Parce que cette crise peut avoir des conséquences sur la confiance des investisseurs étrangers

Pour les analystes, le démantèlement annoncé d’Evergrande fait office de test quant à la volonté des autorités chinoises de rassurer les investisseurs étrangers. « Les gens vont surveiller si oui ou non les droits des créanciers sont respectés », estime Dan Anderson, de la firme Freshfields Bruckhaus Deringer, auprès du Financial Times. « Cela aura des implications à long terme pour l’investissement en Chine », ajoute-t-il, alors que Pékin a toujours besoin des investissements étrangers, déjà mis à mal par les tensions diplomatiques avec Washington.

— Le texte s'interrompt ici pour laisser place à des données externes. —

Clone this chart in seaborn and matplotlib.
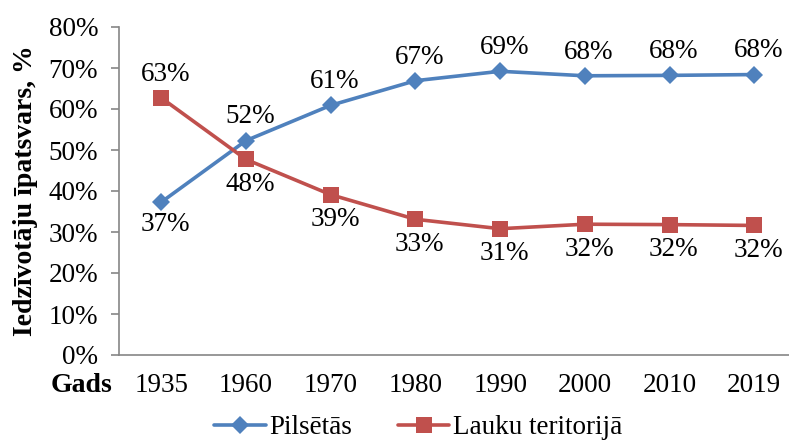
import pandas as pd
import numpy as np
import matplotlib.pyplot as plt
import seaborn as sns
from matplotlib.lines import Line2D

# Dati
gadi = ['1935', '1960', '1970', '1980', '1990', '2000', '2010', '2019']
pilsetas = [37.3, 52.3, 60.9, 66.9, 69.2, 68.1, 68.2, 68.4]
lauki = [62.7, 47.7, 39.1, 33.1, 30.8, 31.9, 31.8, 31.6]
grupas = ['Pilsētās', 'Lauku teritorijā']

df = pd.DataFrame({
    'Gads': gadi * 2,
    'Vertiba': pilsetas + lauki,
    'Grupa': [grupas[0]] * len(gadi) + [grupas[1]] * len(gadi),
})

sns.set_style('white')
plt.rcParams['font.family'] = ['Liberation Serif', 'DejaVu Serif']
plt.rcParams['text.color'] = 'black'
plt.rcParams['axes.labelcolor'] = 'black'

krasas = {'Pilsētās': '#4F81BD', 'Lauku teritorijā': '#C0504D'}
markeri = {'Pilsētās': 'D', 'Lauku teritorijā': 's'}
fs = 19.5

fig = plt.figure(figsize=(7.89, 4.41), dpi=100)
ax = fig.add_axes([119 / 789, 86 / 441, 677.6 / 789, 328 / 441])

sns.lineplot(data=df, x='Gads', y='Vertiba', hue='Grupa', style='Grupa',
             palette=krasas, markers=markeri, dashes=False, sort=False,
             linewidth=2.6, ax=ax, legend=False)
for line in ax.lines:
    if line.get_marker() == 's':
        line.set_markersize(12)
    else:
        line.set_markersize(9)
    line.set_markeredgewidth(0)

# Datu etiķetes
for i, (p, l) in enumerate(zip(pilsetas, lauki)):
    dp = -16 if i == 0 else 17
    dl = 17 if i == 0 else -18
    ax.annotate(f'{round(p)}%', (i, p), xytext=(3, dp), textcoords='offset points',
                ha='center', va='center', fontsize=fs, color='black')
    ax.annotate(f'{round(l)}%', (i, l), xytext=(3, dl), textcoords='offset points',
                ha='center', va='center', fontsize=fs, color='black')

ax.set_xlim(-0.5, 7.5)
ax.set_ylim(0, 80)
ax.set_yticks(np.arange(0, 81, 10))
ax.set_yticklabels([f'{v}%' for v in range(0, 81, 10)])
ax.tick_params(axis='y', labelsize=fs, length=6, width=1.2, color='#868686',
               labelcolor='black', pad=9, left=True)
ax.tick_params(axis='x', labelsize=fs, length=0, pad=13, labelcolor='black')

for side in ['top', 'right']:
    ax.spines[side].set_visible(False)
for side in ['left', 'bottom']:
    ax.spines[side].set_color('#868686')
    ax.spines[side].set_linewidth(1.2)

ax.set_xlabel('')
ax.set_ylabel('Iedzīvotāju īpatsvars, %', fontsize=20, fontweight='bold', va='center')
ax.yaxis.set_label_coords(-0.138, 0.5)

fig.text(82 / 789, 1 - 386 / 441, 'Gads', fontsize=20, fontweight='bold',
         ha='center', va='center')

handles = [Line2D([], [], color=krasas[g], marker=markeri[g], linewidth=2.6,
                  markersize=12 if markeri[g] == 's' else 9, markeredgewidth=0)
           for g in grupas]
fig.legend(handles, grupas, loc='center', bbox_to_anchor=(418 / 789, 1 - 428 / 441),
           ncol=2, frameon=False, fontsize=fs, handlelength=1.9, handletextpad=0.12,
           columnspacing=1.7, borderpad=0)

fig.savefig('out.png', dpi=100)
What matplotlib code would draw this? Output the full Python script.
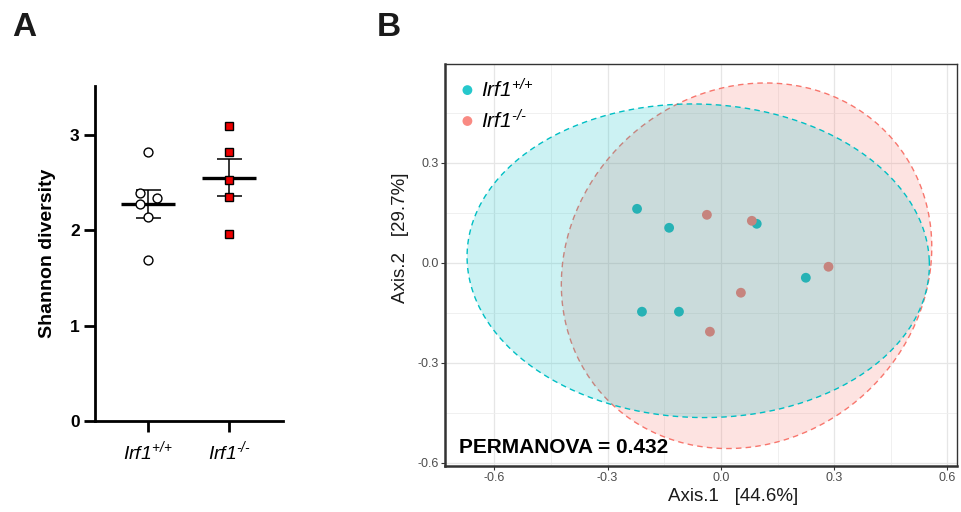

« Je doute que les créanciers à l’étranger reçoivent un montant de recouvrement substantiel » de cette liquidation, juge pour sa part Zerlina Zeng, analyste crédit chez Creditsights Singapore, citée par l’agence Bloomberg. Si « l’impact macroéconomique peut être contenu », les investisseurs du monde entier surveillent « un effet boule de neige » susceptible de miner durablement leur confiance en Pékin, prévient Gary Ng, économiste chez Natixis SA, interrogé par Bloomberg. Car la liquidation prononcée d’Evergrande intervient dans un contexte déjà très tendu ces derniers mois pour le secteur de l’immobilier chinois : un autre géant local, Country Garden, s’est retrouvé lui aussi en défaut de paiement fin octobre, tandis qu’un troisième grand promoteur, Sunac, a dû trouver un accord pour une restructuration de sa dette.

Parce que le secteur immobilier chinois est en difficulté depuis longtemps

Shane Oliver, analyste de la société de services financiers AMP, cité par l’AFP, estime que la décision de la justice hongkongaise est « une nouvelle étape » dans la crise de l’immobilier en Chine. Dans un secteur qui ne parvient pas à sortir la tête de l’eau depuis 2021, « la liquidation d’Evergrande est un signe que la Chine est prête à prendre des mesures radicales pour percer la bulle immobilière », analyse un autre spécialiste, Andrew Collier, d’Orient Capital Research. « C’est une bonne chose pour l’économie à long terme. Mais à court terme, ce sera très difficile» , a-t-il ajouté sur la chaîne américaine CNN.

En décembre, les principales villes de Chine ont de nouveau enregistré une baisse des prix de l’immobilier sur un mois, selon les chiffres officiels, et ce malgré de nombreux plans des autorités visant à soutenir le secteur. Sur les 70 villes qui composent l’indicateur officiel de référence, 62 étaient ainsi concernées, contre 33 en janvier 2023, signe de la dégradation de la situation. Au total, les banques chinoises ont accordé l’an dernier pour près de 10 000 milliards de yuans (près de 1 290 milliards d’euros) de prêts au secteur immobilier, selon des données récentes fournies par les autorités du pays.